The reason the U.S. Supreme Court exists and has any authority over anyone regarding anything is because of the U.S. Constitution. Leftist justices certainly wouldn’t want to interpret the existence of their court as “flexible” or “living” or “fluid.” But they and other liberals believe that when you can’t change the Constitution or other laws through amendments or other legal procedures, you can create your own laws by ruling on cases according to what you personally think is best.
Mr. Flurry wrote earlier in his article:
The Constitution is the foundation of our republic. And the Ten Commandments were, in many ways, the foundation of the Constitution. Our forefathers believed that if we didn’t keep God’s Ten Commandments, our republic would collapse!
Our forefathers had the awesome opportunity to establish the rule of God in the wealthiest country ever. So they established a Constitution to protect all of us from the extremes of human reason. Tyrants, unjust judges and biased leaders were controlled by this law.

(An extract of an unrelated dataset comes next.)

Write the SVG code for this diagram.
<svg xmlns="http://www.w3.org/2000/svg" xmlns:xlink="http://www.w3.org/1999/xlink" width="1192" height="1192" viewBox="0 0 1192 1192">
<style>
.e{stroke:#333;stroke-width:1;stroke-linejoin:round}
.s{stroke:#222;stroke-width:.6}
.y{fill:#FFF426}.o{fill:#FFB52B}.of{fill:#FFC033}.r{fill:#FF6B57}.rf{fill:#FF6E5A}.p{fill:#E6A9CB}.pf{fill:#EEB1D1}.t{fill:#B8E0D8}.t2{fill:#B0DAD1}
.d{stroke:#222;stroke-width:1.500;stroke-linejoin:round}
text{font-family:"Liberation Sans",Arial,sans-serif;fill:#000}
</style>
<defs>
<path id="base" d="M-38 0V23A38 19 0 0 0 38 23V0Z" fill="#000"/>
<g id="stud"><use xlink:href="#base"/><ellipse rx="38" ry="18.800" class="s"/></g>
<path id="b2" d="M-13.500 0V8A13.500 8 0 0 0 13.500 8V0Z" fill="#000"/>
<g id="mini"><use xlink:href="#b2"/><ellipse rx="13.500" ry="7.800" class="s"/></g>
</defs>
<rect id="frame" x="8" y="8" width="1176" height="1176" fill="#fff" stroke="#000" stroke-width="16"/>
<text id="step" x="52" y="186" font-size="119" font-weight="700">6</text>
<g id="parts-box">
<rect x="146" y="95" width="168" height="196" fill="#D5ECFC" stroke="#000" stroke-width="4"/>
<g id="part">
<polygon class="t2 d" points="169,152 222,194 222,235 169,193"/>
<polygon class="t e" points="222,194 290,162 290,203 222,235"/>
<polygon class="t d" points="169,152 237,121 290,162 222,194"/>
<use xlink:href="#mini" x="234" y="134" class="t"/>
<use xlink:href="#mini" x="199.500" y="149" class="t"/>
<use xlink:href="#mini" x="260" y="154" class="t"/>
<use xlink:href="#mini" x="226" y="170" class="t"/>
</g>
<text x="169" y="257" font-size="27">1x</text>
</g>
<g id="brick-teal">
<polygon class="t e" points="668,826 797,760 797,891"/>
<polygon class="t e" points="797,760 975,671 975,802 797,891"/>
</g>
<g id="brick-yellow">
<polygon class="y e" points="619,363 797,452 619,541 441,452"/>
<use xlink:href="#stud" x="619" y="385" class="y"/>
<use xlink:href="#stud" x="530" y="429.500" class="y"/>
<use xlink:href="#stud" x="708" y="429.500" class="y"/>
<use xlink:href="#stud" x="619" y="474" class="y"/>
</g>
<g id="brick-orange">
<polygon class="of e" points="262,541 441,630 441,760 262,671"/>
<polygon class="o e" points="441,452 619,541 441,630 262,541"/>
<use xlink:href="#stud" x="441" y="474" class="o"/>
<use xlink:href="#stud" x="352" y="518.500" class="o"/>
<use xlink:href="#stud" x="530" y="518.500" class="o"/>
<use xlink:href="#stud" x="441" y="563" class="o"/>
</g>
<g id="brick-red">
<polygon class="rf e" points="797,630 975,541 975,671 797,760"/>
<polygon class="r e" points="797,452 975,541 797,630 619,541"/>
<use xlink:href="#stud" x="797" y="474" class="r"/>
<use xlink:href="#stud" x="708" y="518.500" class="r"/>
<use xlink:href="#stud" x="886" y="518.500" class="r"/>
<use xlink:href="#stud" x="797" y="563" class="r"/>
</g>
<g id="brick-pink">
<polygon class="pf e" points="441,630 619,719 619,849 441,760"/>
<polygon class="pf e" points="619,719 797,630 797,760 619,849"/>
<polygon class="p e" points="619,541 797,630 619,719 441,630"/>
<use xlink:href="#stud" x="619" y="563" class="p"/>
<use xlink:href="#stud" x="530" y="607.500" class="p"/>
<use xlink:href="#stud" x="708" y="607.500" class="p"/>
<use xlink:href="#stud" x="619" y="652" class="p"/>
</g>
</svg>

Did our Founding Fathers know that the Bible interprets itself? To some extent, I believe they did. And they probably patterned the Constitution after the Bible, in that sense. The Constitution is a document that interprets itself probably better than any book or document, other than the Bible.
2 Peter 1:20 says that “no prophecy of the scripture is of any private interpretation.” The word “interpretation” can mean a loosening. “Private” means pertaining to one’s self. So no scripture can be “loosened,” or interpreted, based on a personal idea or preference. Neither can any part of the Constitution.
When law becomes relative and people wield their power based on their personal politics and beliefs, the strength of our law disappears, and the foundation of our nation crumbles.